Maybe you (or your dog) were curious about how tennis balls are made. Maybe you weren’t. But we’re here to tell you that the process, from start to finish, is actually pretty interesting and more complex than you would expect!
First, the rubber is kneaded like dough to form individual pellets. Those pellets are placed in a mold to form half shells, which will eventually be combined with glue to form a sphere.
That’s when the round tennis ball you’re used to seeing really starts to form. From there, pieces of felt are cut out and prepped to be adhered to the outside of the sphere.
Up until this point, everything has been done through an assembly line process. Once the felt is added, though, the balls are tested by hand before a logo is stamped on the outside and the balls are packaged into tubes.
Then the packages are shipped out and delivered to retailers. And that’s where you come in!
Take a look at the full process below:
According to Wired, the Wilson company makes 100 million tennis balls every year, so it’s a process they have down to a science.
“The tennis ball is the most complex ball we make,” Jason Collins, global product director at Wilson, told Wired. “Because of the tightness of the specification — weight, size, hardness, rebound — the materials have to be super consistent.”
The History Of Tennis
According to the Encyclopedia Brittanica, tennis derived from the 12th- and 13th-century French game called handball. The more modern form of the sport was played on grass courts by Victorian men and women and grew to be played on a variety of surfaces.
Tennis grew to mass popularity in the ’60s and ’70s when major championships were opened to professionals and amateurs.
With the growing popularity came more innovations for the sport including changes in the uniform and the changing of colors for the ball as well. Before tennis balls came in the bright yellowish green we’re used to seeing today, they were either black or white.

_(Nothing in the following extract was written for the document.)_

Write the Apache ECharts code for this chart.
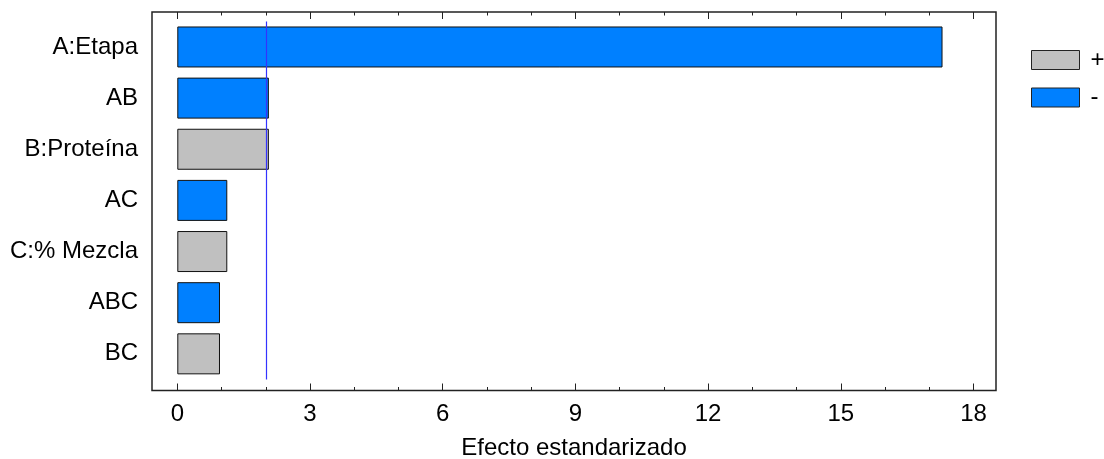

Those bright-colored tennis balls were introduced in 1972 after research proved they might be more visible to television viewers, according to the International Tennis Federation. Wimbledon, a prestigious tennis tournament, didn’t make the switch to the new version until 1986.
Now that you’ve had a history lesson and been given a look into the process, you’ll never have to wonder about how a tennis ball is created again. Pretty interesting, huh?